> _Exercise brief_:
Your copy should begin at the line containing "Write the pgfplots code for this chart." and end at the last line of the records; transcribe those lines exactly and leave out every picture.

> _Data to use_:

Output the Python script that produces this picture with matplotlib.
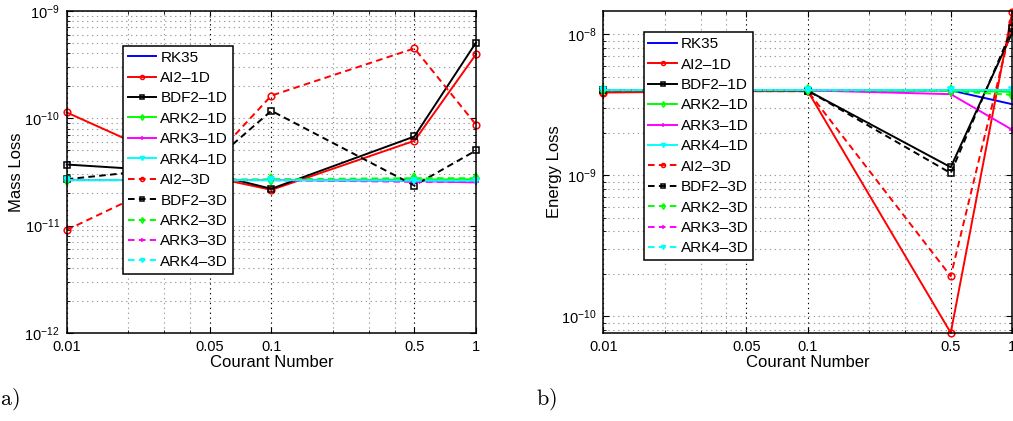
import matplotlib
matplotlib.use("Agg")
import math
import matplotlib.pyplot as plt
from matplotlib.ticker import FixedLocator, LogLocator, FuncFormatter, NullFormatter

plt.rcParams['font.family'] = ['Liberation Sans', 'DejaVu Sans']
plt.rcParams['mathtext.fontset'] = 'custom'
plt.rcParams['mathtext.rm'] = 'Liberation Sans'
plt.rcParams['mathtext.it'] = 'Liberation Sans:italic'

# ---------------- data ----------------
courant = [0.01, 0.05, 0.1, 0.5, 1.0]
xtick_labels = ['0.01', '0.05', '0.1', '0.5', '1']
series_names = ['RK35', 'AI2–1D', 'BDF2–1D', 'ARK2–1D', 'ARK3–1D', 'ARK4–1D',
                'AI2–3D', 'BDF2–3D', 'ARK2–3D', 'ARK3–3D', 'ARK4–3D']

# Mass loss (panel a)
mass_rk35    = [2.65e-11, 2.65e-11, 2.65e-11, 2.65e-11, 2.65e-11]
mass_ai2_1d  = [1.13e-10, 2.85e-11, 2.15e-11, 6.15e-11, 3.93e-10]
mass_bdf2_1d = [3.70e-11, 3.05e-11, 2.20e-11, 6.75e-11, 5.05e-10]
mass_ark2_1d = [2.65e-11, 2.65e-11, 2.65e-11, 2.68e-11, 2.70e-11]
mass_ark3_1d = [2.65e-11, 2.65e-11, 2.65e-11, 2.60e-11, 2.52e-11]
mass_ark4_1d = [2.65e-11, 2.65e-11, 2.65e-11, 2.62e-11, 2.60e-11]
mass_ai2_3d  = [9.10e-12, 3.90e-11, 1.62e-10, 4.46e-10, 8.70e-11]
mass_bdf2_3d = [2.70e-11, 3.72e-11, 1.17e-10, 2.36e-11, 5.00e-11]
mass_ark2_3d = [2.65e-11, 2.68e-11, 2.70e-11, 2.76e-11, 2.76e-11]
mass_ark3_3d = [2.65e-11, 2.65e-11, 2.65e-11, 2.55e-11, 2.55e-11]
mass_ark4_3d = [2.65e-11, 2.65e-11, 2.65e-11, 2.62e-11, 2.62e-11]

# Energy loss (panel b)
en_rk35    = [4.00e-9, 4.00e-9, 4.00e-9, 4.00e-9, 3.19e-9]
en_ai2_1d  = [3.86e-9, 3.95e-9, 3.95e-9, 7.62e-11, 1.45e-8]
en_bdf2_1d = [4.00e-9, 4.00e-9, 3.98e-9, 1.14e-9, 1.03e-8]
en_ark2_1d = [4.00e-9, 4.00e-9, 4.00e-9, 4.00e-9, 3.90e-9]
en_ark3_1d = [4.00e-9, 4.00e-9, 4.00e-9, 3.76e-9, 2.10e-9]
en_ark4_1d = [4.03e-9, 4.03e-9, 4.03e-9, 4.03e-9, 4.03e-9]
en_ai2_3d  = [3.90e-9, 3.95e-9, 3.95e-9, 1.92e-10, 1.22e-8]
en_bdf2_3d = [4.00e-9, 4.00e-9, 3.98e-9, 1.035e-9, 1.10e-8]
en_ark2_3d = [4.00e-9, 4.00e-9, 4.00e-9, 3.95e-9, 3.72e-9]
en_ark3_3d = [4.00e-9, 4.00e-9, 4.00e-9, 4.00e-9, 4.00e-9]
en_ark4_3d = [4.03e-9, 4.03e-9, 4.03e-9, 4.03e-9, 4.03e-9]

mass_series = [mass_rk35, mass_ai2_1d, mass_bdf2_1d, mass_ark2_1d, mass_ark3_1d, mass_ark4_1d,
               mass_ai2_3d, mass_bdf2_3d, mass_ark2_3d, mass_ark3_3d, mass_ark4_3d]
energy_series = [en_rk35, en_ai2_1d, en_bdf2_1d, en_ark2_1d, en_ark3_1d, en_ark4_1d,
                 en_ai2_3d, en_bdf2_3d, en_ark2_3d, en_ark3_3d, en_ark4_3d]

# ---------------- styles ----------------
colors = ['#0000ff', '#ff0000', '#000000', '#00ff00', '#ff00ff', '#00ffff',
          '#ff0000', '#000000', '#00ff00', '#ff00ff', '#00ffff']
markers = [None, 'o', 's', 'd', '+', 'v', 'o', 's', 'd', '+', 'v']
dashed = [False] * 6 + [True] * 5

W, H = 1013, 421
fig = plt.figure(figsize=(W / 100, H / 100), dpi=100)

ax_a = fig.add_axes([66.7 / W, (H - 333) / H, (476 - 66.7) / W, (333 - 10.7) / H])
ax_b = fig.add_axes([603.3 / W, (H - 333) / H, (1012.3 - 603.3) / W, (333 - 10.7) / H])


def sci(v, pos):
    e = int(round(math.log10(v)))
    return r'$10^{%d}$' % e


def draw(ax, data, ylim, ylabel, label_x):
    for vals, name, c, m, d in zip(data, series_names, colors, markers, dashed):
        kw = dict(color=c, lw=1.4, label=name, clip_on=False)
        if m is not None:
            kw['marker'] = m
            kw['markersize'] = 4.8
            if m == 'v':
                kw['markerfacecolor'] = c
            elif m != '+':
                kw['markerfacecolor'] = 'none'
            kw['markeredgewidth'] = 1.1
        line, = ax.plot(courant, vals, **kw)
        if d:
            line.set_dashes((3.4, 2.2))
    ax.set_xscale('log')
    ax.set_yscale('log')
    ax.set_xlim(0.01, 1)
    ax.set_ylim(*ylim)
    ax.xaxis.set_major_locator(FixedLocator(courant))
    ax.set_xticklabels(xtick_labels)
    ax.xaxis.set_minor_locator(FixedLocator([0.02, 0.03, 0.04, 0.2, 0.3, 0.4]))
    ax.xaxis.set_minor_formatter(NullFormatter())
    ax.yaxis.set_major_locator(LogLocator(base=10, numticks=20))
    ax.yaxis.set_major_formatter(FuncFormatter(sci))
    ax.yaxis.set_minor_locator(LogLocator(base=10, subs=[2, 3, 4, 5, 6, 7, 8, 9], numticks=20))
    ax.yaxis.set_minor_formatter(NullFormatter())
    ax.tick_params(which='both', direction='in', top=True, right=True, labelsize=10.5,
                   color='black')
    ax.tick_params(which='major', length=4, width=0.8, pad=5)
    ax.tick_params(which='minor', length=2, width=0.6)
    ax.grid(True, which='major', axis='x', color='black', lw=0.8, dashes=(1.2, 3.2))
    ax.grid(True, which='minor', axis='x', color='#9a9a9a', lw=0.8, dashes=(1.2, 3.2))
    ax.grid(True, which='both', axis='y', color='#9a9a9a', lw=0.8, dashes=(1.2, 3.2))
    ax.set_axisbelow(True)
    for s in ax.spines.values():
        s.set_linewidth(1.1)
        s.set_color('black')
    ax.set_xlabel('Courant Number', fontsize=12, labelpad=1)
    ax.set_ylabel(ylabel, fontsize=12)
    ax.yaxis.set_label_coords(label_x, 0.5)


draw(ax_a, mass_series, (1e-12, 1e-9), 'Mass Loss', -0.105)
draw(ax_b, energy_series, (7.6e-11, 1.47e-8), 'Energy Loss', -0.101)


def legend(ax, x0, y0):
    leg = ax.legend(loc='upper left', bbox_to_anchor=(x0 / W, 1 - y0 / H),
                    bbox_transform=fig.transFigure, fontsize=11, frameon=True,
                    fancybox=False, edgecolor='black', framealpha=1,
                    handlelength=1.85, handletextpad=0.25, labelspacing=0.42,
                    borderpad=0.32, borderaxespad=0, markerscale=0.6)
    leg.get_frame().set_linewidth(1.1)
    return leg


legend(ax_a, 123.3, 45.7)
legend(ax_b, 643.5, 32.3)

fig.text(0.0 / W, 1 - 399 / H, r'$\mathrm{a)}$', fontsize=16, va='center', ha='left',
         math_fontfamily='cm')
fig.text(536 / W, 1 - 399 / H, r'$\mathrm{b)}$', fontsize=16, va='center', ha='left',
         math_fontfamily='cm')

fig.savefig('out.png', dpi=100)
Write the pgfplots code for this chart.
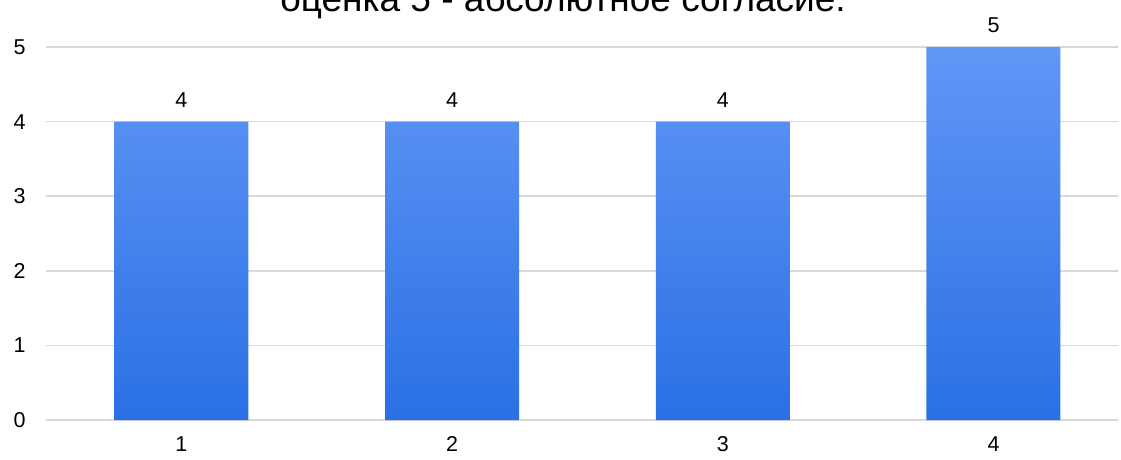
\documentclass[border=0pt]{standalone}
\usepackage{fontspec}
\setmainfont{Liberation Sans}
\usepackage{pgfplots}
\pgfplotsset{compat=1.18}
\definecolor{bartop}{HTML}{6197F6}
\definecolor{barmid}{HTML}{3C86FF}
\definecolor{barbot}{HTML}{2A70E4}
\definecolor{gridc}{HTML}{D9D9D9}
\begin{document}
\begin{tikzpicture}
\begin{axis}[
  at={(46pt,39pt)}, anchor=south west,
  scale only axis,
  width=1072pt, height=373pt,
  xmin=0.5, xmax=4.46,
  ymin=0, ymax=5,
  ytick={0,1,2,3,4,5},
  xtick={1,2,3,4},
  xticklabels={1,2,3,4},
  axis line style={draw=none},
  major tick length=0pt,
  ymajorgrids,
  grid style={gridc, line width=1.5pt},
  tick label style={font=\fontsize{21.5}{25}\selectfont, text=black},
  /pgf/number format/assume math mode=true,
  yticklabel style={xshift=-17pt},
  xticklabel style={yshift=-13pt},
  clip=false,
  ybar, bar width=134pt,
  nodes near coords,
  every node near coord/.append style={font=\fontsize{21.5}{25}\selectfont, text=black, yshift=11pt},
]
\addplot[draw=none, top color=bartop, middle color=barmid, bottom color=barbot] coordinates {(1,4) (2,4) (3,4) (4,5)};
\end{axis}
\node[anchor=base, font=\fontsize{37}{44}\selectfont] at (563pt,447pt) {оценка 5 - абсолютное согласие.};
\pgfresetboundingbox
\useasboundingbox (0,0) rectangle (1121pt,459pt);
\end{tikzpicture}
\end{document}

> _Output of the exercise_:
Write the pgfplots code for this chart.
\documentclass[border=0pt]{standalone}
\usepackage{fontspec}
\setmainfont{Liberation Sans}
\usepackage{pgfplots}
\pgfplotsset{compat=1.18}
\definecolor{bartop}{HTML}{6197F6}
\definecolor{barmid}{HTML}{3C86FF}
\definecolor{barbot}{HTML}{2A70E4}
\definecolor{gridc}{HTML}{D9D9D9}
\begin{document}
\begin{tikzpicture}
\begin{axis}[
  at={(46pt,39pt)}, anchor=south west,
  scale only axis,
  width=1072pt, height=373pt,
  xmin=0.5, xmax=4.46,
  ymin=0, ymax=5,
  ytick={0,1,2,3,4,5},
  xtick={1,2,3,4},
  xticklabels={1,2,3,4},
  axis line style={draw=none},
  major tick length=0pt,
  ymajorgrids,
  grid style={gridc, line width=1.5pt},
  tick label style={font=\fontsize{21.5}{25}\selectfont, text=black},
  /pgf/number format/assume math mode=true,
  yticklabel style={xshift=-17pt},
  xticklabel style={yshift=-13pt},
  clip=false,
  ybar, bar width=134pt,
  nodes near coords,
  every node near coord/.append style={font=\fontsize{21.5}{25}\selectfont, text=black, yshift=11pt},
]
\addplot[draw=none, top color=bartop, middle color=barmid, bottom color=barbot] coordinates {(1,4) (2,4) (3,4) (4,5)};
\end{axis}
\node[anchor=base, font=\fontsize{37}{44}\selectfont] at (563pt,447pt) {оценка 5 - абсолютное согласие.};
\pgfresetboundingbox
\useasboundingbox (0,0) rectangle (1121pt,459pt);
\end{tikzpicture}
\end{document}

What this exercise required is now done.